For all of our talk of conquest, I fear many of us treat the church as a haven and a safe space protected from the madness of crowds. I fear we’re more ready to denounce the darkness than to shine into it. I fear we’re more ready to critique the mission field than to love it, as our Father does.

Unless we shore up this weak part of our foundation, we’ll be unstable and short-lived, and won’t fulfill our potential in serving the kingdom of God. We need a shift of orientation. We rightly emphasize our communion together in Christ, but Christ is the Sent One. Communion in Christ is defective unless it’s communion in being-sent, in mission.

This re-orientation must assume concrete forms. Here are some suggestions:

  • Plant a CREC Presbytery, not just a single congregation, in every major US city.
  • Make sure at least one church in each city has a rigorous mentoring program to train new pastors.
  • Expect each church to plant another church, or two, or three.
  • Find out what your town needs, and strategize about how you can meet at least one of those needs.
  • Collaborate with other churches and ministries to serve your town.
  • Create a church-centered program to provide basic medical care, especially to those without adequate insurance.
  • Start a Christian school where kids begin each day with worship, where they learn the Bible in depth and sing Psalms.
  • Start an after-school program for public school kids.
  • Pool funds from churches to invest with Christian entrepreneurs, and encourage them to use their businesses as a base of ministry – by, e.g., hiring ex-cons and recovering drug addicts.
  • Strap on your clerical collar and visit every home within a five-mile radius of your church.
  • Strap on that collar and go meet the mayor, the police chief, the school superintendent. Listen to them, so you can learn what’s happening in your town.
  • Expect every member of the church to be involved in some outward-facing ministry.
  • Cultivate friendships and partnerships with immigrant and minority churches in your town. Pray with them. Serve with them.
  • Sponsor concerts and art exhibits and church-based community theater. Hire painters and sculptors to adorn your church and architects to design buildings that speak of God’s grandeur.
  • Deploy experienced parents to help bring order to chaotic families in your neighborhood.
  • Encourage experienced fathers to get involved in a program to mentor fatherless boys. If there isn’t one, start one.
  • Encourage your members to hold weekly prayer meetings in their neighborhoods.

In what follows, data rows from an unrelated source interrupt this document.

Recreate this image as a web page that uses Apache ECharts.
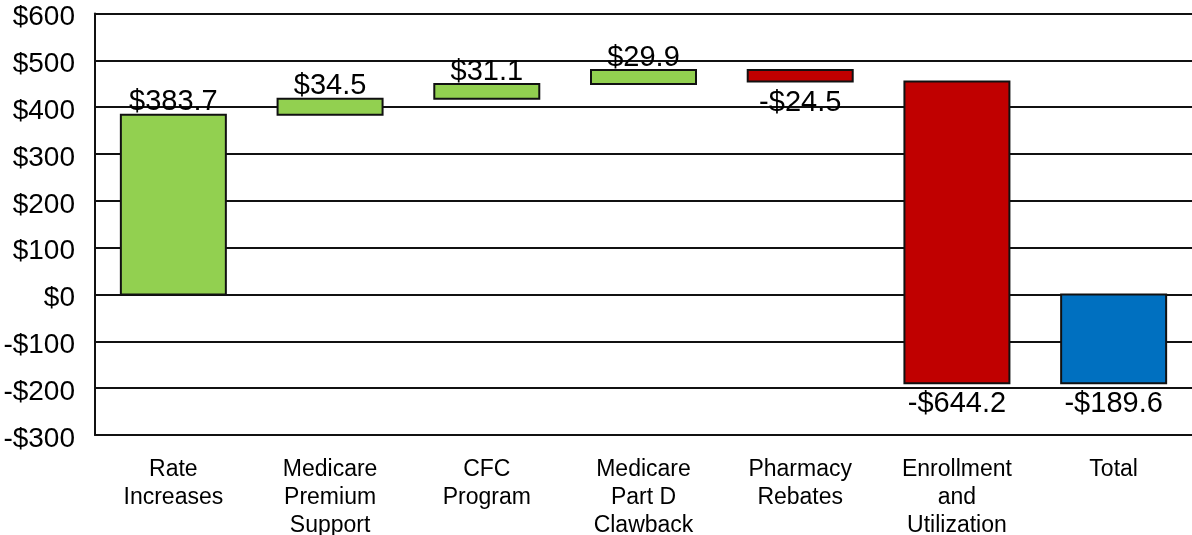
<!DOCTYPE html>
<html>
<head>
<meta charset="utf-8">
<script src="https://cdn.jsdelivr.net/npm/echarts@6/dist/echarts.min.js"></script>
<style>
html,body{margin:0;padding:0;background:#fff;}
#chart{width:1192px;height:535px;}
</style>
</head>
<body>
<div id="chart"></div>
<script>
const categories = ['Rate\nIncreases', 'Medicare\nPremium\nSupport', 'CFC\nProgram', 'Medicare\nPart D\nClawback', 'Pharmacy\nRebates', 'Enrollment\nand\nUtilization', 'Total'];
const changes = [383.7, 34.5, 31.1, 29.9, -24.5, -644.2, -189.6];
const isTotal = [false, false, false, false, false, false, true];
const yTicks = { min: -300, max: 600, interval: 100 };

const FONT = '"Liberation Sans", Arial, sans-serif';
const GREEN = '#92D050', RED = '#C00000', BLUE = '#0070C0';

function fmt(v) {
  return (v < 0 ? '-$' : '$') + Math.abs(v).toFixed(1);
}

// build [index, low, high, change, total?]
const rows = [];
let run = 0;
changes.forEach((c, i) => {
  let start, end;
  if (isTotal[i]) { start = 0; end = c; }
  else { start = run; end = run + c; run = end; }
  rows.push([i, Math.min(start, end), Math.max(start, end), c, isTotal[i] ? 1 : 0]);
});

const chart = echarts.init(document.getElementById('chart'), null, { renderer: 'canvas' });
chart.setOption({
  animation: false,
  backgroundColor: '#fff',
  grid: { left: 95, right: 0, top: 13.5, bottom: 100, containLabel: false, outerBoundsMode: 'none' },
  xAxis: {
    type: 'category',
    data: categories,
    axisLine: { show: true, onZero: false, lineStyle: { color: '#111', width: 2 } },
    axisTick: { show: false },
    axisLabel: { fontSize: 23, lineHeight: 28, color: '#000', fontFamily: FONT, margin: 21, interval: 0 },
    splitLine: { show: false }
  },
  yAxis: {
    type: 'value',
    min: yTicks.min, max: yTicks.max, interval: yTicks.interval,
    axisLine: { show: true, lineStyle: { color: '#111', width: 2 } },
    axisTick: { show: false },
    axisLabel: {
      color: '#000', margin: 20,
      formatter: v => '{a|' + (v < 0 ? '-$' : '$') + Math.abs(v) + '}',
      rich: { a: { fontSize: 28, fontFamily: FONT, color: '#000', padding: [8, 0, 0, 0] } }
    },
    splitLine: { show: true, lineStyle: { color: '#111', width: 2 } }
  },
  series: [{
    type: 'custom',
    data: rows,
    encode: { x: 0, y: [1, 2] },
    renderItem: function (params, api) {
      const i = api.value(0), lo = api.value(1), hi = api.value(2), c = api.value(3), tot = api.value(4);
      const top = api.coord([i, hi]);
      const bot = api.coord([i, lo]);
      const bw = api.size([1, 0])[0] * 0.67;
      const color = tot ? BLUE : (c >= 0 ? GREEN : RED);
      const children = [{
        type: 'rect',
        shape: { x: top[0] - bw / 2, y: top[1], width: bw, height: bot[1] - top[1] },
        style: { fill: color, stroke: '#111', lineWidth: 2 }
      }];
      if (c >= 0) {
        children.push({
          type: 'text',
          style: { text: fmt(c), x: top[0], y: top[1] + 2, align: 'center', verticalAlign: 'bottom', fontSize: 29, fontFamily: FONT, fill: '#000' },
          z2: 10
        });
      } else {
        children.push({
          type: 'text',
          style: { text: fmt(c), x: bot[0], y: bot[1] + 6.5, align: 'center', verticalAlign: 'top', fontSize: 29, fontFamily: FONT, fill: '#000' },
          z2: 10
        });
      }
      return { type: 'group', children: children };
    }
  }]
});
</script>
</body>
</html>
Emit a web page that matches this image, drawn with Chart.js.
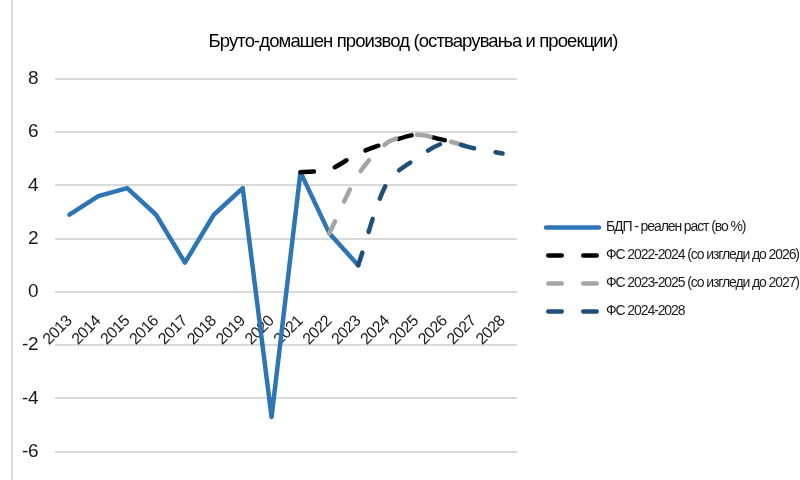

You can come up with a list just as long as mine, or longer. The point is: Don’t stop with lists. Do something. As Wes exhorted us last week: Build something. Build something big. Start building something that will take centuries to finish. Start building a city within the city.

We’re in the middle of Lent, an annual season of fasting designed to remind us that the Lord calls us to a perpetual, year-round fast, the true fast of Isaiah 58: to loosen bonds of wickedness, to break every yoke, to give ourselves to the hungry, to satisfy the desire of the afflicted, to clothe the naked and not to recoil from our own flesh.

If the CREC is going to reach its potential, if we want to achieve lasting transformation, if we want to assume leadership in the contemporary church, we have to keep this fast. We must care for the outcasts, the excluded, the marginalized. When we keep the Lord’s fast, our light breaks out like dawn.

As we observe a perpetual Lent, recovery speedily springs forth, our light rises in darkness, and even our gloom shines like midday.

Then we rebuild ancient ruins and repair the breaches.

Then we will be like watered gardens, springs of water whose water does not fail.